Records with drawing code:

•••

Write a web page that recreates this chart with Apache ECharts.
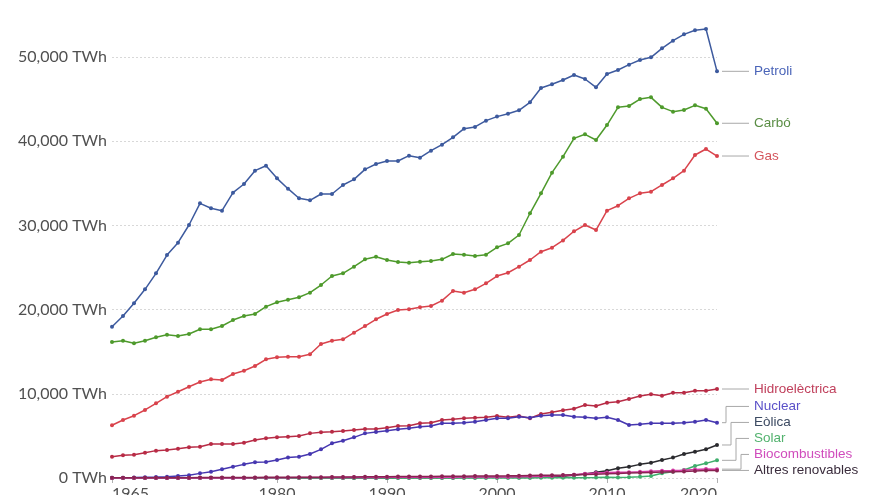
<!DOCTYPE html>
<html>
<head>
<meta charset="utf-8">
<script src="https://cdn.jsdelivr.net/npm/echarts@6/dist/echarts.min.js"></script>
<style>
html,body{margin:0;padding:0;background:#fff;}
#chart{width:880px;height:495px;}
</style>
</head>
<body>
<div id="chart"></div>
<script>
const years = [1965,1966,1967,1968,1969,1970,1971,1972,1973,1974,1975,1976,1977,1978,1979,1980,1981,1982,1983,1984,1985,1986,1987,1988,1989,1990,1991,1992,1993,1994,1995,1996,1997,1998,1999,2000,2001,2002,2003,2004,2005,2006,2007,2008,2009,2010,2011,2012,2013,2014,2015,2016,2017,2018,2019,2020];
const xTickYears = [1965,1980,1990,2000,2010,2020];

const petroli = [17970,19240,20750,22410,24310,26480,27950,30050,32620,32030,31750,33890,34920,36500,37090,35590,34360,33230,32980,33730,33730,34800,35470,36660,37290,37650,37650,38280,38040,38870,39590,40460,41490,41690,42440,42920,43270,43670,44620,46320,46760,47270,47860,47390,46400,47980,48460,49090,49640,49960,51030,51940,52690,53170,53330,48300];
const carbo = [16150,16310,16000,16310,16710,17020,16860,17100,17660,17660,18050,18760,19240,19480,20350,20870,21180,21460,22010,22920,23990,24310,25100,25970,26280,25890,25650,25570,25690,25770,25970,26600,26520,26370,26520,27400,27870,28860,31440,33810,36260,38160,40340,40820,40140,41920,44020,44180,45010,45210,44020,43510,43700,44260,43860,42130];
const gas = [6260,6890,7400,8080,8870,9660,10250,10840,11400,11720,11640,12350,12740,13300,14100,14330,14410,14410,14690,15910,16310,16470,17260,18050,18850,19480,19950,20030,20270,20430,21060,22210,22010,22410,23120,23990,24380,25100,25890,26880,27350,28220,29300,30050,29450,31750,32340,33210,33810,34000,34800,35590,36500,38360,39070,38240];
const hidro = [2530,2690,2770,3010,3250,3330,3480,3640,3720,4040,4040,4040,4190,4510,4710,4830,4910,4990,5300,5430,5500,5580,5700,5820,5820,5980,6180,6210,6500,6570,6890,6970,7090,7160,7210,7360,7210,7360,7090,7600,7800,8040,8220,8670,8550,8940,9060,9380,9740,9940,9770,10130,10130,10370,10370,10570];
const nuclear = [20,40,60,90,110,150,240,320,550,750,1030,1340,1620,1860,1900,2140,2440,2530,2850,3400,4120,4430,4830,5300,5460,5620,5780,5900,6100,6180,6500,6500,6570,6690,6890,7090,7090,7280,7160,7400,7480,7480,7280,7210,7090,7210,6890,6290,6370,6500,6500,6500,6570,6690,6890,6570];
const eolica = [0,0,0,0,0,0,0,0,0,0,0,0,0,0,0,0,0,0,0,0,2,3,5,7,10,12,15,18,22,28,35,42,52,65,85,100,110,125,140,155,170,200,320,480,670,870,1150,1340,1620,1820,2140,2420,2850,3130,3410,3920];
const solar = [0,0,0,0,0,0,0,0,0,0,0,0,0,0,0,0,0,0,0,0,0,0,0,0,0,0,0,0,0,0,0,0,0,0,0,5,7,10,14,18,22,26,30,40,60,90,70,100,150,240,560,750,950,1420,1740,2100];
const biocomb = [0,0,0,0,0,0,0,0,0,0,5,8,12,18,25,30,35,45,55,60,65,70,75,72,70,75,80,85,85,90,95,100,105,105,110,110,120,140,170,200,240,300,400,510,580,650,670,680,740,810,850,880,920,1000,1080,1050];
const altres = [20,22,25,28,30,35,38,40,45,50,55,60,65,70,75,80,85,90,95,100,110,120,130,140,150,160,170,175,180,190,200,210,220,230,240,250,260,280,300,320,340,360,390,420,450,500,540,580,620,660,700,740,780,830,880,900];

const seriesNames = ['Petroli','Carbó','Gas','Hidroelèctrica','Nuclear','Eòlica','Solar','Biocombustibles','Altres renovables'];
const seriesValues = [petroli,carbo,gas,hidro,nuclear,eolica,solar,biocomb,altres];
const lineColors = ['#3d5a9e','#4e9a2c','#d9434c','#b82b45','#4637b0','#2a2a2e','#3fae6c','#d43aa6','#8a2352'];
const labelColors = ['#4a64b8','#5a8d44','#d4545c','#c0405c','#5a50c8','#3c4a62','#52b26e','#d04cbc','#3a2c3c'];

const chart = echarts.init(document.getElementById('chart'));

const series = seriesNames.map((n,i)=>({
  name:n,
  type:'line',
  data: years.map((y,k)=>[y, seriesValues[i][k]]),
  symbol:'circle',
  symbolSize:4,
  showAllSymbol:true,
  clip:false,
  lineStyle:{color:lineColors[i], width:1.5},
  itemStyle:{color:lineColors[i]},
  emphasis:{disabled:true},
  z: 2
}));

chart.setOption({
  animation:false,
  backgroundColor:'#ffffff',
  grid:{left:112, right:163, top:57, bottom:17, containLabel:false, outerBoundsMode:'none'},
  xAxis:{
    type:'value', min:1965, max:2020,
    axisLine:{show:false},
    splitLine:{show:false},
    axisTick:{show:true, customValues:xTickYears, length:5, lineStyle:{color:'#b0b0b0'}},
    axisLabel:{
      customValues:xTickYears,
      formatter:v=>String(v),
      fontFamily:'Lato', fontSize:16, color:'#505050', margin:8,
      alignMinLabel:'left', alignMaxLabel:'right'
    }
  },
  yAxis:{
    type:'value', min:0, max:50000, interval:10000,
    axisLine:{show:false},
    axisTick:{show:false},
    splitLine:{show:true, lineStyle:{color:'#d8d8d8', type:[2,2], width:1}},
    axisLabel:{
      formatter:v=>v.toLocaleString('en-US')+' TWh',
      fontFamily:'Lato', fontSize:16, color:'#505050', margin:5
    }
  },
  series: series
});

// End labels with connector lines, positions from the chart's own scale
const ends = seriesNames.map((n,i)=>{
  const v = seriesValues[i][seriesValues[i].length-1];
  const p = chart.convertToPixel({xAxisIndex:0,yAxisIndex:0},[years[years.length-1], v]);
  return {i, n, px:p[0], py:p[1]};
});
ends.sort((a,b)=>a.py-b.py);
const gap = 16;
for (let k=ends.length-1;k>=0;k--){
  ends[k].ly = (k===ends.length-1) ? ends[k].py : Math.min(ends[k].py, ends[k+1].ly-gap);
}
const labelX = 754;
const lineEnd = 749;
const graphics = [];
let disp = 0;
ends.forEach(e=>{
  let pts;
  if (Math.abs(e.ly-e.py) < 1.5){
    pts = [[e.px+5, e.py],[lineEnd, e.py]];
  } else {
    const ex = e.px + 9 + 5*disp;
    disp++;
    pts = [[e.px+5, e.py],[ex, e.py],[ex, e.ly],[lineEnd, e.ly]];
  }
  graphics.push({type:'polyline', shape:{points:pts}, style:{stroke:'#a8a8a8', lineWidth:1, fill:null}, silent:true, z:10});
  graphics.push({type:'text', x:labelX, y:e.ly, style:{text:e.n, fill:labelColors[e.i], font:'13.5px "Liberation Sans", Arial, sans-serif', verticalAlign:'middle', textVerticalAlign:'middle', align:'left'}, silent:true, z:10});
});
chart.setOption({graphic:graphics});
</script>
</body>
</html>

•••

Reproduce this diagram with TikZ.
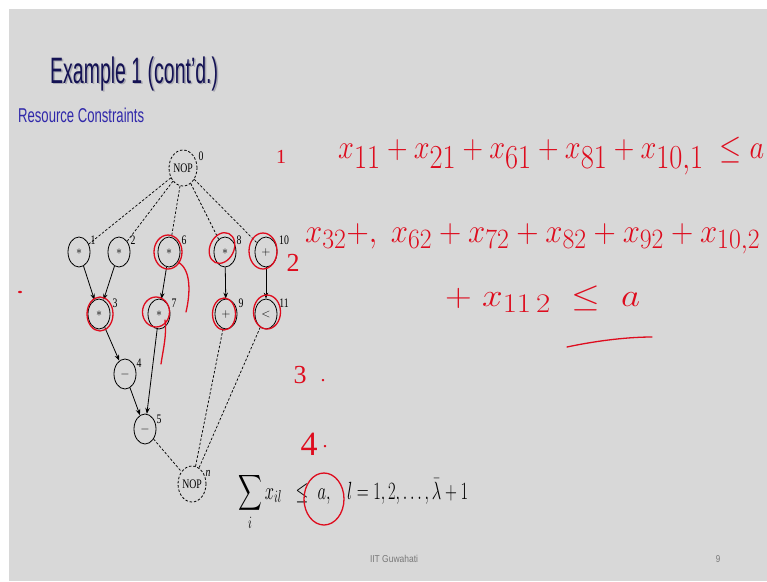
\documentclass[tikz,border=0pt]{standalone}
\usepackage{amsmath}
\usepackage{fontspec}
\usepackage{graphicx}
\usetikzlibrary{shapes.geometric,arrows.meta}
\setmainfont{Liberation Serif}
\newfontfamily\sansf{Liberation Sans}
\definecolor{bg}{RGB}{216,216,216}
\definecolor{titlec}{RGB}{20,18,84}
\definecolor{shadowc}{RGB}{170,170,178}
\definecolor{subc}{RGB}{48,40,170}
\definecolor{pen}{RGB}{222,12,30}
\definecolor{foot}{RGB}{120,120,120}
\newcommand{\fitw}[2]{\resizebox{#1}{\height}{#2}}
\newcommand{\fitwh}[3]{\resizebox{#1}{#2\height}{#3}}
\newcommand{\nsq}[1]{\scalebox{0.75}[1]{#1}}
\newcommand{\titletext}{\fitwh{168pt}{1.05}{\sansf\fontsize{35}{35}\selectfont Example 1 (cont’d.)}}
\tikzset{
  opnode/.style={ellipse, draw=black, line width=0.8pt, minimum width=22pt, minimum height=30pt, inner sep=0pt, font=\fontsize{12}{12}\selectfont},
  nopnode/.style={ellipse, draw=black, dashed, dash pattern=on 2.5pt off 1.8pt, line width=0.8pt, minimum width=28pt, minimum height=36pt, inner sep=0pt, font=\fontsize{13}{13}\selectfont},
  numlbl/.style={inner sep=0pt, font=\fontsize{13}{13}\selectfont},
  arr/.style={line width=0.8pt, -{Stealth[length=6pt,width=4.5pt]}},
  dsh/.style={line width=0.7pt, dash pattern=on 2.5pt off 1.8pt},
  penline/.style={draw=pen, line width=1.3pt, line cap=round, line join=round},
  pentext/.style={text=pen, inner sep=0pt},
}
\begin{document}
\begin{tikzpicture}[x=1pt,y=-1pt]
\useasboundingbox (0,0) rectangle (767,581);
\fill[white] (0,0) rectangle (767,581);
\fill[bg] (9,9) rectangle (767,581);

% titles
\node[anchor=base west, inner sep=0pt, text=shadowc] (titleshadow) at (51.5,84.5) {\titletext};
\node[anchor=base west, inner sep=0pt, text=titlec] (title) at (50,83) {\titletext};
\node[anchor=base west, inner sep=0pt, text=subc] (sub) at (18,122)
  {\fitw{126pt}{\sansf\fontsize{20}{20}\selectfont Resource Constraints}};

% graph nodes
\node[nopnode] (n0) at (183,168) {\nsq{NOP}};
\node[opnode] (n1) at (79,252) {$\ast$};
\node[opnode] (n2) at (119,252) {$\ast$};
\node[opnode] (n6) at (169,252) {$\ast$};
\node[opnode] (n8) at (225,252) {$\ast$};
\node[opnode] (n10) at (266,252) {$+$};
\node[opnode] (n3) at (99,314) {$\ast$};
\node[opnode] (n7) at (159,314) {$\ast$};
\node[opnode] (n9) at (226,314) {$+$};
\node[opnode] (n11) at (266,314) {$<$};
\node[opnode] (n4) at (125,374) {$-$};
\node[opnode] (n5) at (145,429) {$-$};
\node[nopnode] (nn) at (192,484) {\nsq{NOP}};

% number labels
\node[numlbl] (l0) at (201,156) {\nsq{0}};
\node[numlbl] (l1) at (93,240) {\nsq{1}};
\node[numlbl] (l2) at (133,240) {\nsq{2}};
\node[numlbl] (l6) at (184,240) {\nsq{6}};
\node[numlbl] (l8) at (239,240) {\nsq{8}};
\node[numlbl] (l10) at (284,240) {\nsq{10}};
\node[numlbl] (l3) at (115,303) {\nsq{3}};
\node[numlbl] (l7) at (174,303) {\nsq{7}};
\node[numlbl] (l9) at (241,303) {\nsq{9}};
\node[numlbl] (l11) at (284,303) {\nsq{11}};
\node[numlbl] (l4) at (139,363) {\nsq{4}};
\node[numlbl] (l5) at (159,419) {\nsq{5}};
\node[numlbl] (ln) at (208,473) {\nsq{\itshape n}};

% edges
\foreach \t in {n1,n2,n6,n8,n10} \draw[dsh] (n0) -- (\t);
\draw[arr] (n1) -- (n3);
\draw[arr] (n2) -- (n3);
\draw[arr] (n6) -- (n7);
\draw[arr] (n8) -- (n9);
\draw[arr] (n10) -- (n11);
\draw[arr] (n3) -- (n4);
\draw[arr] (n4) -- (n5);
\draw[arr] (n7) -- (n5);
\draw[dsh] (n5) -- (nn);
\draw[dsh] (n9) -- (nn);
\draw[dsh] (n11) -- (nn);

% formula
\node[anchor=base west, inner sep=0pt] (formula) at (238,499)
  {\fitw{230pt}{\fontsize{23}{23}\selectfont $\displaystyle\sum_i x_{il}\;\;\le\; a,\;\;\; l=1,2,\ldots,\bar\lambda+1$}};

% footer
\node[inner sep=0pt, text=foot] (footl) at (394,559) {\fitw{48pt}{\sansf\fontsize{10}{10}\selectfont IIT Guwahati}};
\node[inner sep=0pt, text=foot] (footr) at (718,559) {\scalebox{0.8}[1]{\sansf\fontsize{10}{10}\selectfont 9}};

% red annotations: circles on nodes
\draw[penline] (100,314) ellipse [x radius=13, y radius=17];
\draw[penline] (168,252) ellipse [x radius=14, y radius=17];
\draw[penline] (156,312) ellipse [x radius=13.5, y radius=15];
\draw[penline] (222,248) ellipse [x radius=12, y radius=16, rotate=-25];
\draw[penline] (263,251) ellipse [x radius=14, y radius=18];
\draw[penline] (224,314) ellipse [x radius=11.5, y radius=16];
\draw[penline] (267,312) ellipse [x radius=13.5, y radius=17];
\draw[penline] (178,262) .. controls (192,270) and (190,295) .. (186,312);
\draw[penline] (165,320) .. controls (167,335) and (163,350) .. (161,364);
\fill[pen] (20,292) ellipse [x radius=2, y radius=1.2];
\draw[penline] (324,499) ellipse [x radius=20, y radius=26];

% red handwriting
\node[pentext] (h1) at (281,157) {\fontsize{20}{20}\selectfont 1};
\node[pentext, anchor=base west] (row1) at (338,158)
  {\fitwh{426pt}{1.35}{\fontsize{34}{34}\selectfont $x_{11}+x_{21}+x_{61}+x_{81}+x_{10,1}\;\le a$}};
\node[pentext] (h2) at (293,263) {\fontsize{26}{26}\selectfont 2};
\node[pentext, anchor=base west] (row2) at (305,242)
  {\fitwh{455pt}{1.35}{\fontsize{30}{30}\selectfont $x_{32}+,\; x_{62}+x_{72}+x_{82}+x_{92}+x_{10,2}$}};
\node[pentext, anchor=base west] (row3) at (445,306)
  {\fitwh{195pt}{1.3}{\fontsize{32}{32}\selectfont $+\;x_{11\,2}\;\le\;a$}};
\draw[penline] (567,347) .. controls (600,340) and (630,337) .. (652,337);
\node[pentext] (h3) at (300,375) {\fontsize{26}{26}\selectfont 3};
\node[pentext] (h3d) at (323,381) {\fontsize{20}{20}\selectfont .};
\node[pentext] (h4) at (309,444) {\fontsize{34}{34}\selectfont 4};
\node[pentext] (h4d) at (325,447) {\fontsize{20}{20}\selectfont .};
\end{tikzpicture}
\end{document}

•••

Exactly as they stand, quote the lines beginning with the one that contains "Write a web" and ending with the one that contains "const xTickYears = [1965,1980,1990,2000,2010,2020];", with no pictures.

Write a web page that recreates this chart with Apache ECharts.
<!DOCTYPE html>
<html>
<head>
<meta charset="utf-8">
<script src="https://cdn.jsdelivr.net/npm/echarts@6/dist/echarts.min.js"></script>
<style>
html,body{margin:0;padding:0;background:#fff;}
#chart{width:880px;height:495px;}
</style>
</head>
<body>
<div id="chart"></div>
<script>
const years = [1965,1966,1967,1968,1969,1970,1971,1972,1973,1974,1975,1976,1977,1978,1979,1980,1981,1982,1983,1984,1985,1986,1987,1988,1989,1990,1991,1992,1993,1994,1995,1996,1997,1998,1999,2000,2001,2002,2003,2004,2005,2006,2007,2008,2009,2010,2011,2012,2013,2014,2015,2016,2017,2018,2019,2020];
const xTickYears = [1965,1980,1990,2000,2010,2020];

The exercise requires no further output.